The first area that dynamic SQL was used was the creation of generic data validation scripts. Instead of having to write the same scripts over and over (static SQL couldn't be used because each trial had different table names, and if they did have the same table names, they often had different column definitions), the tool read the metadata repository to dynamically create the validation routines. Days upon days spent creating validation scripts were eliminated.

There certainly was a time-to-execute performance hit, but it really wasn't that awful, and certainly worth the savings in development and validation time.
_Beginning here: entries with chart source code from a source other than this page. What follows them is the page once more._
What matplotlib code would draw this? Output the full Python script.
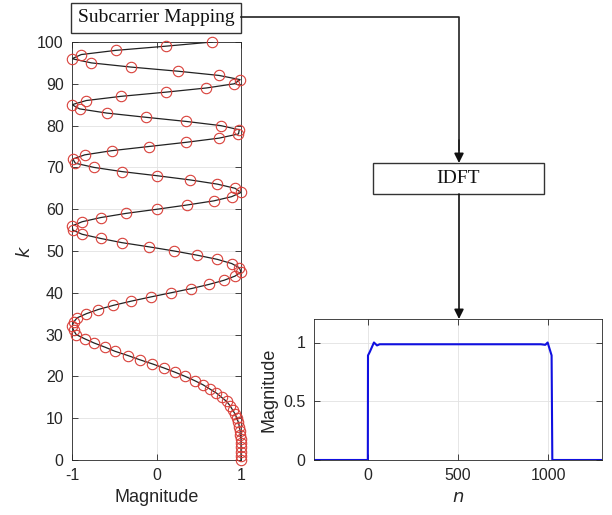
import matplotlib
matplotlib.use('Agg')
import matplotlib.pyplot as plt
from matplotlib.patches import Rectangle, FancyArrowPatch
from matplotlib.lines import Line2D

# subcarrier index and real part of the mapped sequence
k_idx = list(range(101))
k_mag = [1.00, 1.00, 1.00, 1.00, 1.00, 1.00, 0.99, 0.99, 0.98, 0.97,
         0.95, 0.93, 0.90, 0.87, 0.83, 0.77, 0.71, 0.63, 0.55, 0.45,
         0.34, 0.22, 0.09, -0.05, -0.20, -0.34, -0.49, -0.61, -0.74, -0.85,
         -0.95, -0.98, -1.00, -0.98, -0.94, -0.83, -0.69, -0.51, -0.30, -0.07,
         0.17, 0.41, 0.62, 0.80, 0.93, 1.00, 0.98, 0.89, 0.72, 0.48,
         0.21, -0.09, -0.41, -0.66, -0.88, -0.99, -1.00, -0.88, -0.66, -0.36,
         0.01, 0.36, 0.68, 0.89, 1.00, 0.93, 0.72, 0.40, 0.01, -0.41,
         -0.74, -0.96, -0.99, -0.85, -0.53, -0.09, 0.35, 0.74, 0.97, 0.98,
         0.76, 0.35, -0.13, -0.59, -0.91, -1.00, -0.83, -0.42, 0.11, 0.59,
         0.92, 0.99, 0.74, 0.26, -0.30, -0.77, -1.00, -0.89, -0.48, 0.11,
         0.66]

# time-domain magnitude after the IDFT
n_idx = [-300, -1, 0, 10, 33, 50, 65, 500, 960, 985, 998, 1012, 1020, 1024, 1300]
n_mag = [0, 0, 0.89, 0.92, 1.0, 0.975, 0.985, 0.985, 0.985, 0.98, 1.0, 0.93, 0.89, 0, 0]

W, H = 612, 515
plt.rcParams['font.family'] = ['Liberation Sans', 'DejaVu Sans']
plt.rcParams['axes.unicode_minus'] = False
fig = plt.figure(figsize=(W / 100, H / 100), dpi=100)

def fx(px):
    return px / W

def fy(py):
    return 1 - py / H

def style(ax):
    ax.tick_params(direction='in', top=True, right=True, labelsize=11.5,
                   colors='#262626', length=4, width=0.6, pad=6)
    for s in ax.spines.values():
        s.set_color('#262626')
        s.set_linewidth(0.6)
    ax.grid(True, color='#e2e2e2', linewidth=0.6)
    ax.set_axisbelow(True)

# left: sequence on subcarriers
ax1 = fig.add_axes([fx(72), fy(460), fx(241 - 72), (460 - 42) / H])
ax1.plot(k_mag, k_idx, '-', color='#222222', lw=0.9)
ax1.plot(k_mag, k_idx, 'o', mfc='none', mec='#d9403a', ms=7.5, mew=0.8,
         clip_on=False, zorder=3)
ax1.set_xlim(-1, 1)
ax1.set_ylim(0, 100)
ax1.set_xticks([-1, 0, 1])
ax1.set_yticks(range(0, 101, 10))
ax1.set_xlabel('Magnitude', fontsize=13, color='#262626', labelpad=4)
ax1.set_ylabel('$k$', fontsize=13, color='#262626', labelpad=2)
style(ax1)

# right: magnitude of the IDFT output
ax2 = fig.add_axes([fx(314), fy(460), fx(602 - 314), (460 - 319) / H])
ax2.plot(n_idx, n_mag, '-', color='#1010e0', lw=1.5)
ax2.set_xlim(-300, 1300)
ax2.set_ylim(0, 1.2)
ax2.set_xticks([0, 500, 1000])
ax2.set_yticks([0, 0.5, 1])
ax2.set_yticklabels(['0', '0.5', '1'])
ax2.set_xlabel('$n$', fontsize=13, color='#262626', labelpad=4)
ax2.set_ylabel('Magnitude', fontsize=13, color='#262626')
style(ax2)

# block diagram
def block(x0, y0, x1, y1, label):
    fig.add_artist(Rectangle((fx(x0), fy(y1)), fx(x1 - x0), (y1 - y0) / H,
                             transform=fig.transFigure, fill=False,
                             edgecolor='#333333', lw=1.0))
    fig.text(fx((x0 + x1) / 2), fy((y0 + y1) / 2), label, ha='center', va='center',
             fontsize=14, family='Liberation Serif', color='#111111')

block(71, 3, 241, 33, 'Subcarrier Mapping')
block(373, 163, 544, 194, 'IDFT')

fig.add_artist(Line2D([fx(241), fx(459), fx(459)], [fy(17), fy(17), fy(150)],
                      transform=fig.transFigure, color='#222222', lw=1.2))

def arrow(y0, y1):
    fig.add_artist(FancyArrowPatch((fx(459), fy(y0)), (fx(459), fy(y1)),
                                   transform=fig.transFigure, arrowstyle='-|>',
                                   mutation_scale=14, color='#111111', lw=1.2,
                                   shrinkA=0, shrinkB=0))

arrow(140, 163)
arrow(194, 319)

fig.savefig('out.png', dpi=100)
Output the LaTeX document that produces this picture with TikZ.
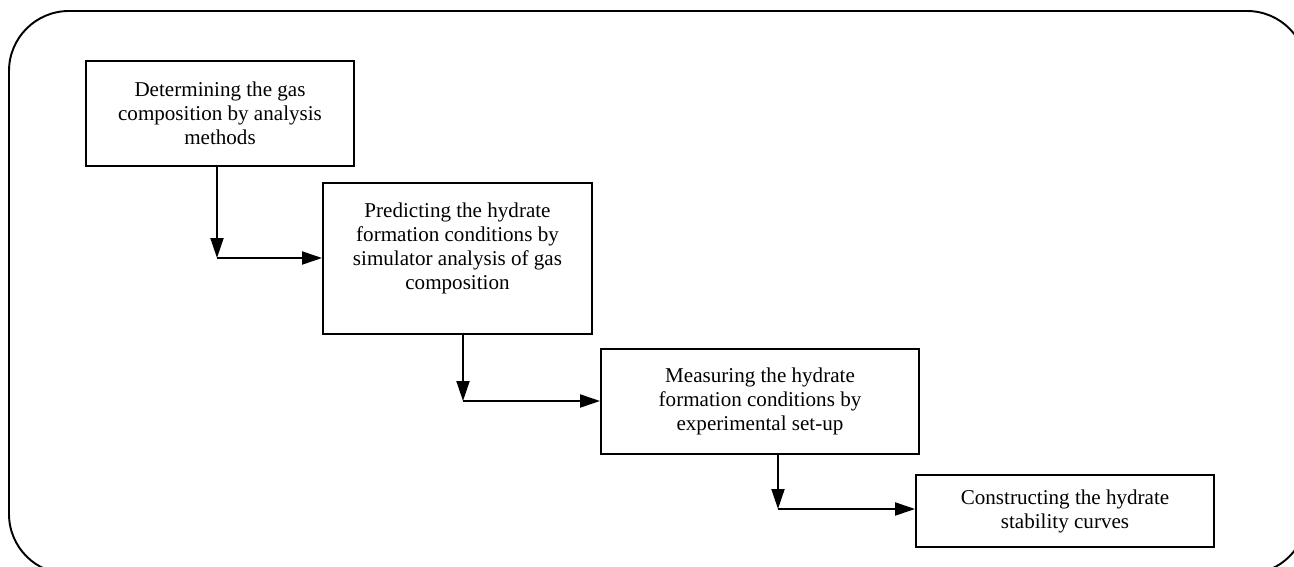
\documentclass[tikz,border=0pt]{standalone}
\usepackage{fontspec}
\setmainfont{Liberation Serif}
\usetikzlibrary{arrows.meta}
\tikzset{
	stage/.style={draw, line width=1.1pt, align=center, inner sep=0pt, font=\fontsize{12}{13.7}\selectfont},
	flow/.style={line width=1.1pt, -{Triangle[length=0.4cm,width=0.26cm]}},
}
\begin{document}
\begin{tikzpicture}[x=0.02cm, y=-0.02cm]
	\useasboundingbox (0,0) rectangle (1294,567);
	\draw[line width=1.1pt, rounded corners=1.2cm] (9,11) rectangle (1307,574);
	\node[stage, minimum width=5.36cm, minimum height=2.1cm] (determine) at (220,113.5) {Determining the gas\\ composition by analysis\\ methods};
	\node[stage, minimum width=5.38cm, minimum height=3.02cm] (predict) at (457.5,258.5) {Predicting the hydrate\\ formation conditions by\\ simulator analysis of gas\\ composition\\ \mbox{}};
	\node[stage, minimum width=6.36cm, minimum height=2.1cm] (measure) at (760,401.5) {Measuring the hydrate\\ formation conditions by\\ experimental set-up};
	\node[stage, minimum width=5.96cm, minimum height=1.44cm] (construct) at (1065,511) {Constructing the hydrate\\ stability curves};
	\coordinate (bend1) at (217,258);
	\coordinate (bend2) at (463,401);
	\coordinate (bend3) at (778,509);
	\draw[flow] (determine.south -| bend1) -- (bend1);
	\draw[flow] (bend1) -- (bend1 -| predict.west);
	\draw[flow] (predict.south -| bend2) -- (bend2);
	\draw[flow] (bend2) -- (bend2 -| measure.west);
	\draw[flow] (measure.south -| bend3) -- (bend3);
	\draw[flow] (bend3) -- (bend3 -| construct.west);
\end{tikzpicture}
\end{document}
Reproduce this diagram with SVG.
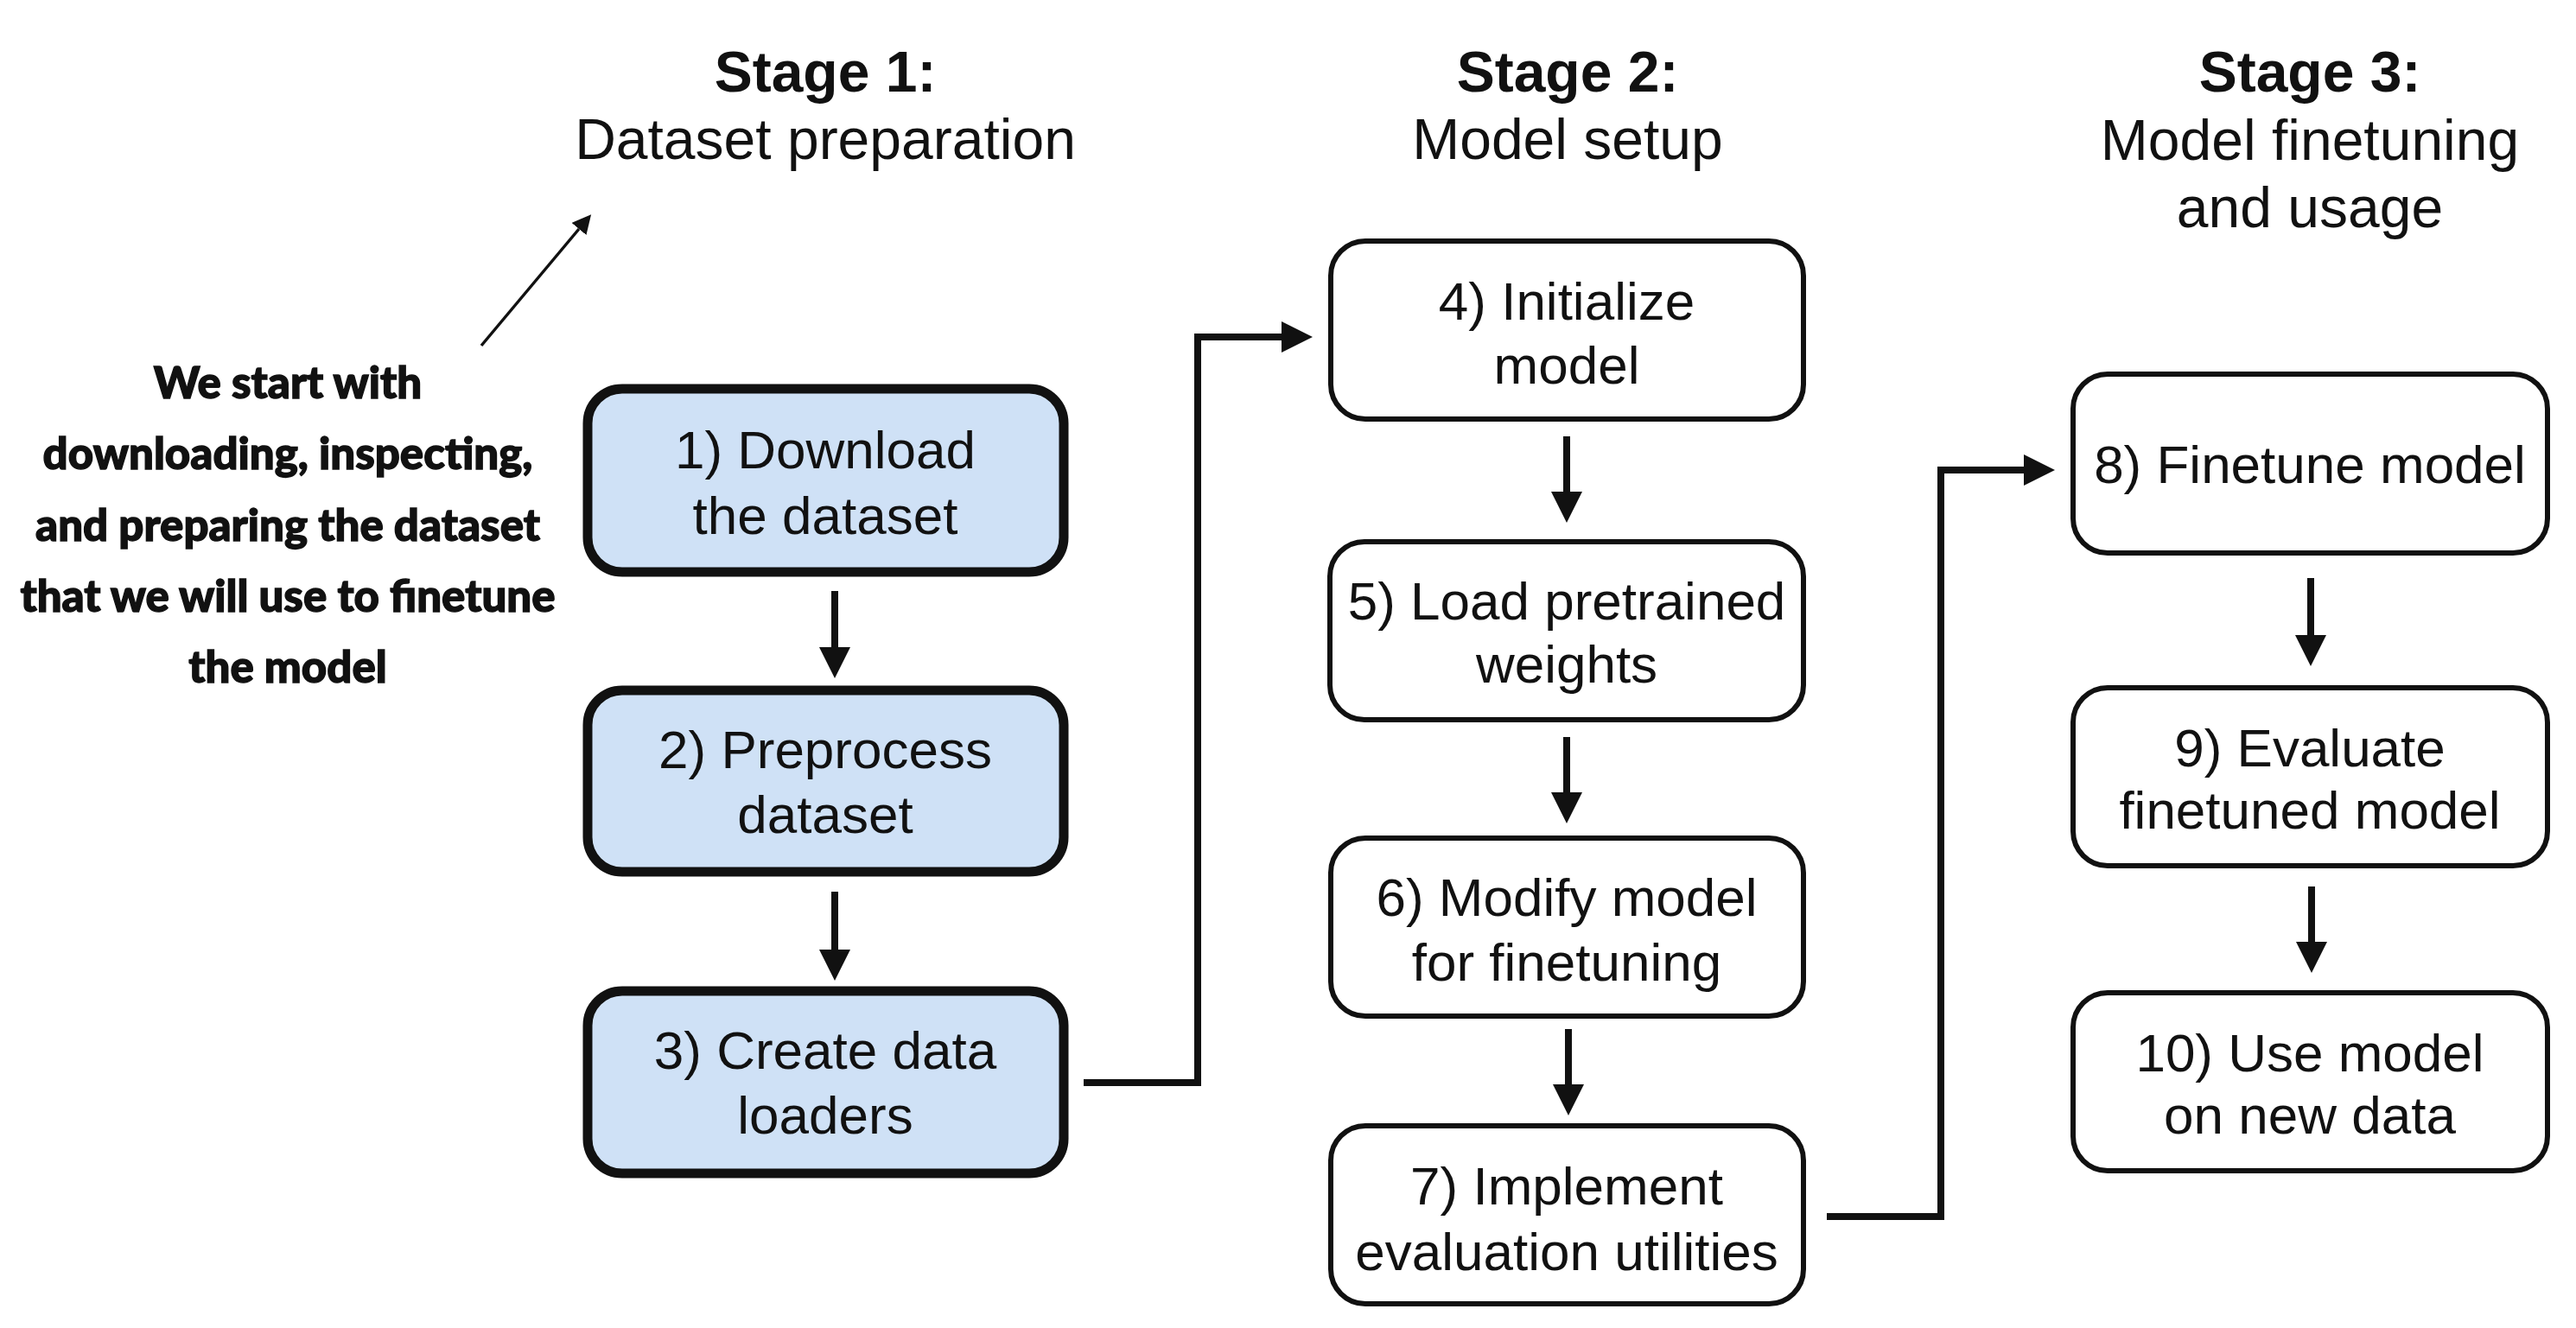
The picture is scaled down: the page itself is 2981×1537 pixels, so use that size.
<svg xmlns="http://www.w3.org/2000/svg" width="2981" height="1537" viewBox="0 0 2981 1537">
  <style>
    .title { font-family: "Liberation Sans", Arial, sans-serif; font-size: 66px; fill: #111; text-anchor: middle; }
    .bold { font-weight: bold; }
    .lbl { font-family: "Liberation Sans", Arial, sans-serif; font-size: 62px; fill: #111; text-anchor: middle; }
    .note { font-family: Lato, "Open Sans", sans-serif; font-weight: 900; font-size: 51px; fill: #111; stroke: #111; stroke-width: 1.4; text-anchor: middle; }
    .blue { fill: #cfe1f6; stroke: #111; stroke-width: 11; }
    .white { fill: #ffffff; stroke: #111; stroke-width: 6; }
    .conn { fill: none; stroke: #111; stroke-width: 8; stroke-linecap: butt; stroke-linejoin: miter; marker-end: url(#head); }
    .thin { fill: none; stroke: #111; stroke-width: 3.5; marker-end: url(#small); }
  </style>
  <defs>
    <marker id="head" markerUnits="userSpaceOnUse" markerWidth="36" markerHeight="36" viewBox="0 0 34 34" refX="0" refY="17" orient="auto">
      <path d="M0,0 L34,17 L0,34 z" fill="#111"/>
    </marker>
    <marker id="small" markerUnits="userSpaceOnUse" markerWidth="22" markerHeight="22" viewBox="0 0 20 20" refX="0" refY="10" orient="auto">
      <path d="M0,0 L20,10 L0,20 z" fill="#111"/>
    </marker>
  </defs>
  <rect width="2981" height="1537" fill="#ffffff"/>

  <g id="stage1-title">
    <text class="title bold" x="955" y="106">Stage 1:</text>
    <text class="title" x="955" y="184">Dataset preparation</text>
  </g>
  <g id="stage2-title">
    <text class="title bold" x="1814" y="106">Stage 2:</text>
    <text class="title" x="1814" y="184">Model setup</text>
  </g>
  <g id="stage3-title">
    <text class="title bold" x="2673" y="106">Stage 3:</text>
    <text class="title" x="2673" y="185">Model finetuning</text>
    <text class="title" x="2673" y="263">and usage</text>
  </g>

  <g id="note">
    <text class="note" x="333" y="461">We start with</text>
    <text class="note" x="333" y="543">downloading, inspecting,</text>
    <text class="note" x="333" y="626">and preparing the dataset</text>
    <text class="note" x="333" y="708">that we will use to finetune</text>
    <text class="note" x="333" y="790">the model</text>
  </g>

  <g id="n1">
    <rect class="blue" x="680" y="450" width="551" height="212" rx="40"/>
    <text class="lbl" x="955" y="542">1) Download</text>
    <text class="lbl" x="955" y="618">the dataset</text>
  </g>
  <g id="n2">
    <rect class="blue" x="680" y="799" width="551" height="210" rx="40"/>
    <text class="lbl" x="955" y="889">2) Preprocess</text>
    <text class="lbl" x="955" y="964">dataset</text>
  </g>
  <g id="n3">
    <rect class="blue" x="680" y="1147" width="551" height="211" rx="40"/>
    <text class="lbl" x="955" y="1237">3) Create data</text>
    <text class="lbl" x="955" y="1312">loaders</text>
  </g>
  <g id="n4">
    <rect class="white" x="1540" y="279" width="547" height="206" rx="40"/>
    <text class="lbl" x="1813" y="370">4) Initialize</text>
    <text class="lbl" x="1813" y="444">model</text>
  </g>
  <g id="n5">
    <rect class="white" x="1539" y="627" width="548" height="206" rx="40"/>
    <text class="lbl" x="1813" y="717">5) Load pretrained</text>
    <text class="lbl" x="1813" y="790">weights</text>
  </g>
  <g id="n6">
    <rect class="white" x="1540" y="970" width="547" height="206" rx="40"/>
    <text class="lbl" x="1813" y="1060">6) Modify model</text>
    <text class="lbl" x="1813" y="1135">for finetuning</text>
  </g>
  <g id="n7">
    <rect class="white" x="1540" y="1303" width="547" height="206" rx="40"/>
    <text class="lbl" x="1813" y="1394">7) Implement</text>
    <text class="lbl" x="1813" y="1470">evaluation utilities</text>
  </g>
  <g id="n8">
    <rect class="white" x="2399" y="433" width="549" height="207" rx="40"/>
    <text class="lbl" x="2673" y="559">8) Finetune model</text>
  </g>
  <g id="n9">
    <rect class="white" x="2399" y="796" width="549" height="206" rx="40"/>
    <text class="lbl" x="2673" y="887">9) Evaluate</text>
    <text class="lbl" x="2673" y="959">finetuned model</text>
  </g>
  <g id="n10">
    <rect class="white" x="2399" y="1149" width="549" height="206" rx="40"/>
    <text class="lbl" x="2673" y="1240">10) Use model</text>
    <text class="lbl" x="2673" y="1312">on new data</text>
  </g>

  <g id="connectors">
    <path class="thin" d="M557,400 L670,265"/>
    <path class="conn" d="M966,684 L966,749"/>
    <path class="conn" d="M966,1032 L966,1099"/>
    <path class="conn" d="M1254,1253 L1386,1253 L1386,390 L1483,390"/>
    <path class="conn" d="M1813,505 L1813,569"/>
    <path class="conn" d="M1813,853 L1813,917"/>
    <path class="conn" d="M1815,1191 L1815,1255"/>
    <path class="conn" d="M2114,1408 L2246,1408 L2246,544 L2342,544"/>
    <path class="conn" d="M2674,669 L2674,735"/>
    <path class="conn" d="M2675,1026 L2675,1090"/>
  </g>
</svg>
The second area for dynamic SQL was one where I was directly involved. We were tasked with creating the first ever clinical data warehouse. Among other things, this meant loading literally thousands of heterogeneously structured tables into 10 standard structures. A new set of tables would typically be created each week, and we had to allow for the fact that table structures could change in the middle of a trial, since they were, after all, experiments.

Finally, we had to make allowances for bizarre behavior on the part of individual trials. While you could certainly make an argument that the initial trial design process should have be more closely regulated (i.e ., don't think outside the box until you look inside the box first), that was the environment we had to deal with.

With our validation requirements, there was no way in the world to do that without dynamic SQL. Here's a very short version of how we accomplished this.

1) For each individual target entry, we created a "feed table". This feed table was populated from the metadata repository and a configuration table we called the "metameta" table.

2) From the feed table, we created an enormous SELECT statement, full of UNION ALLs, that extracted and transformed the individual trial's data to the standard target, as well as handled the change data capture logic. We stored this SELECT statement as a VIEW.

3) An Informatica program would load the data by invoking the VIEW and moving its result set into the staging target table.

In some ways, you could think of the whole feed table apparatus as a giant, complicated text replacement program, or keystroke macro; for validation purposes, that's exactly what we did, since we considered the VIEW to be the E and T of ETL. Validating that was trivial; just do SELECT * FROM new MINUS SELECT * FROM old and SELECT * FROM old MINUS SELECT * FROM new statements to compare the new and the old views. If you got the results you wanted, you were done. That was our story, and we stuck with it.

In the second example, there was no performance hit at all. Dynamic SQL turned what could have been an onerous task, a working in the coal mines kind of task, into one that didn't harsh anybody's mellow once trained.